True, I live in a urban area, but that area is Vancouver, where modern industrial life and the wilds are so close together that you can go from downtown into wilderness in less than an hour unless it happens to be rush hour. Being in such proximity, the wild is always intruding on the city, and you don’t need to be a hiker or cross-country skier to find it.

Even though my day job is at a computer in my house, I have still confronted a raven eye to eye and knowing that another sentient being was watching me. From that experience, I have no trouble understanding why the raven is a trickster in local mythology. I have been deep enough into the northern rainforest that I have felt the disquieting silence that explains the stories about the Dzunuk’wa. I have seen orcas in the water, and my sense of spring is partly involved with the seals going upriver chasing the eulachon, just as the end of summer is marked by the salmon runs (or, increasingly these days, their failure). The landscape that the art talks about is the one that I live in, and, while as a city-dweller I see far less of it than the people living here three centuries ago did, enough remains for me to identify with it to a degree.

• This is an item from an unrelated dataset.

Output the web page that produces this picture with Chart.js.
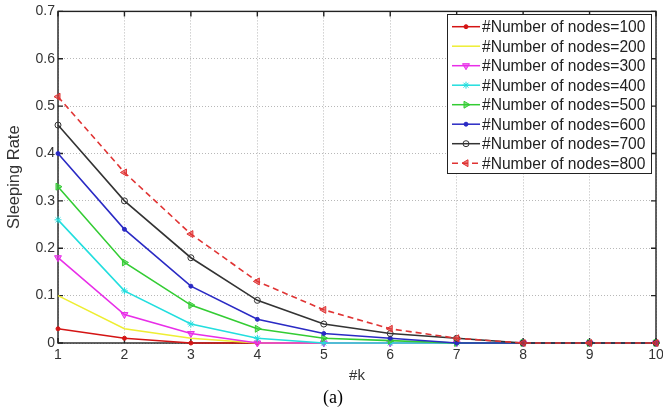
<!DOCTYPE html>
<html>
<head>
<meta charset="utf-8">
<script src="https://cdn.jsdelivr.net/npm/chart.js"></script>
<style>
  html, body { margin: 0; padding: 0; background: #fff; }
  #wrap { position: relative; width: 663px; height: 415px; }
  #caption { position: absolute; left: 323px; top: 387px; font: 18px "Liberation Serif", serif; color: #000; line-height: 20px; }
</style>
</head>
<body>
<div id="wrap">
  <canvas id="chart" width="663" height="415"></canvas>
  <div id="caption">(a)</div>
</div>
<script>
// values
const kValues = [1, 2, 3, 4, 5, 6, 7, 8, 9, 10];
const nodes100 = [0.03, 0.01, 0, 0, 0, 0, 0, 0, 0, 0];
const nodes200 = [0.10, 0.03, 0.01, 0, 0, 0, 0, 0, 0, 0];
const nodes300 = [0.18, 0.06, 0.02, 0, 0, 0, 0, 0, 0, 0];
const nodes400 = [0.26, 0.11, 0.04, 0.01, 0, 0, 0, 0, 0, 0];
const nodes500 = [0.33, 0.17, 0.08, 0.03, 0.01, 0.005, 0, 0, 0, 0];
const nodes600 = [0.40, 0.24, 0.12, 0.05, 0.02, 0.01, 0, 0, 0, 0];
const nodes700 = [0.46, 0.30, 0.18, 0.09, 0.04, 0.02, 0.01, 0, 0, 0];
const nodes800 = [0.52, 0.36, 0.23, 0.13, 0.07, 0.03, 0.01, 0, 0, 0];
const seriesLabels = ["#Number of nodes=100", "#Number of nodes=200", "#Number of nodes=300",
  "#Number of nodes=400", "#Number of nodes=500", "#Number of nodes=600",
  "#Number of nodes=700", "#Number of nodes=800"];
const seriesValues = [nodes100, nodes200, nodes300, nodes400, nodes500, nodes600, nodes700, nodes800];

// look of each series (matlab style markers)
const styles = [
  { color: "#d41414", fill: "#d41414", point: "circle", r: 2, rot: 0 },
  { color: "#eeee33", fill: "#eeee33", point: "circle", r: 0, rot: 0 },
  { color: "#e82ee8", fill: "rgba(232,46,232,0.6)", point: "triangle", r: 4, rot: 180 },
  { color: "#22dede", fill: "#22dede", point: "star", r: 3.5, rot: 0 },
  { color: "#33cc33", fill: "rgba(51,204,51,0.6)", point: "triangle", r: 4, rot: 90 },
  { color: "#2a2ac4", fill: "#2a2ac4", point: "circle", r: 2, rot: 0 },
  { color: "#333333", fill: "rgba(255,255,255,0)", point: "circle", r: 3, rot: 0 },
  { color: "#e03434", fill: "rgba(224,52,52,0.6)", point: "triangle", r: 4, rot: 270, dash: [6, 4] }
];

const datasets = seriesValues.map((vals, i) => ({
  label: seriesLabels[i],
  data: kValues.map((k, j) => ({ x: k, y: vals[j] })),
  borderColor: styles[i].color,
  backgroundColor: styles[i].fill,
  borderWidth: 1.6,
  borderDash: styles[i].dash || [],
  pointStyle: styles[i].point,
  pointRadius: styles[i].r,
  pointRotation: styles[i].rot,
  pointBackgroundColor: styles[i].fill,
  pointBorderColor: styles[i].color,
  pointBorderWidth: 1,
  tension: 0,
  clip: false,
  order: seriesValues.length - i
}));

// box round the plot with inward tick marks, like matlab
const frame = {
  id: "frame",
  beforeDatasetsDraw(chart) {
    const { ctx, chartArea: a, scales: { x, y } } = chart;
    ctx.save();
    ctx.strokeStyle = "#222";
    ctx.lineWidth = 1.4;
    ctx.strokeRect(a.left, a.top, a.right - a.left, a.bottom - a.top);
    ctx.beginPath();
    x.ticks.forEach(t => {
      const px = x.getPixelForValue(t.value);
      ctx.moveTo(px, a.bottom); ctx.lineTo(px, a.bottom - 5);
      ctx.moveTo(px, a.top); ctx.lineTo(px, a.top + 5);
    });
    y.ticks.forEach(t => {
      const py = y.getPixelForValue(t.value);
      ctx.moveTo(a.left, py); ctx.lineTo(a.left + 5, py);
      ctx.moveTo(a.right, py); ctx.lineTo(a.right - 5, py);
    });
    ctx.stroke();
    ctx.restore();
  },
  afterDraw(chart) {
    const ctx = chart.ctx;
    const bx = 447, by = 14, bw = 204, bh = 159;
    ctx.save();
    ctx.fillStyle = "#fff";
    ctx.fillRect(bx, by, bw, bh);
    ctx.strokeStyle = "#222";
    ctx.lineWidth = 1;
    ctx.strokeRect(bx + 0.5, by + 0.5, bw, bh);
    ctx.font = '15.6px "Liberation Sans", Arial, sans-serif';
    ctx.textBaseline = "middle";
    chart.data.datasets.forEach((ds, i) => {
      const yy = by + 12.7 + i * 19.5;
      ctx.strokeStyle = ds.borderColor;
      ctx.lineWidth = 1.5;
      ctx.setLineDash(ds.borderDash);
      ctx.beginPath();
      ctx.moveTo(452, yy); ctx.lineTo(480, yy);
      ctx.stroke();
      ctx.setLineDash([]);
      if (ds.pointRadius > 0) {
        ctx.fillStyle = ds.pointBackgroundColor;
        ctx.strokeStyle = ds.pointBorderColor;
        ctx.lineWidth = 1;
        Chart.helpers.drawPoint(ctx, {
          pointStyle: ds.pointStyle, radius: ds.pointRadius,
          rotation: ds.pointRotation, borderWidth: 1
        }, 466, yy);
      }
      ctx.fillStyle = "#222";
      ctx.fillText(ds.label, 482, yy + 1);
    });
    ctx.restore();
  }
};

const tickFont = { family: '"Liberation Sans", Arial, sans-serif', size: 14 };

new Chart(document.getElementById("chart"), {
  type: "line",
  data: { datasets: datasets },
  options: {
    responsive: false,
    animation: false,
    layout: { padding: { left: 0, right: 7, top: 10, bottom: 30 } },
    plugins: { legend: { display: false }, tooltip: { enabled: false } },
    scales: {
      x: {
        type: "linear",
        min: 1, max: 10,
        ticks: { stepSize: 1, color: "#333", font: tickFont, padding: 4 },
        grid: { color: "#b8b8b8", lineWidth: 1, drawTicks: false },
        border: { display: false, dash: [1, 2] },
        title: { display: true, text: "#k", color: "#333",
          font: { family: '"Liberation Sans", Arial, sans-serif', size: 15 }, padding: { top: 1, bottom: 0 } },
        afterFit(scale) { scale.height = 42; scale.paddingLeft = 0; scale.paddingRight = 0; }
      },
      y: {
        min: 0, max: 0.7,
        ticks: { stepSize: 0.1, color: "#333", font: tickFont, padding: 3,
          callback: v => String(+v.toFixed(1)) },
        grid: { color: "#b8b8b8", lineWidth: 1, drawTicks: false },
        border: { display: false, dash: [1, 2] },
        title: { display: true, text: "Sleeping Rate", color: "#333",
          font: { family: '"Liberation Sans", Arial, sans-serif', size: 16.5 }, padding: { top: 5, bottom: 0 } },
        afterFit(scale) { scale.width = 58; }
      }
    }
  },
  plugins: [frame]
});
</script>
</body>
</html>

By contrast, I can feel far less for the art of the Celtic and Germanic peoples that likely make up my actual ancestry. I don’t live in the land that produces it.

No doubt for some people, these connections are still not enough to give me the right to appreciate Northwest Coast art. They might even say that I appreciate it for the wrong reasons. Yet, with six hundred years dividing me from the Italian renaissance, the same might be said of my appreciation of Michelangelo or Raphael. Art speaks to its viewers in many ways, and, in the end, what matters is that it speaks at all – not what dialect it uses.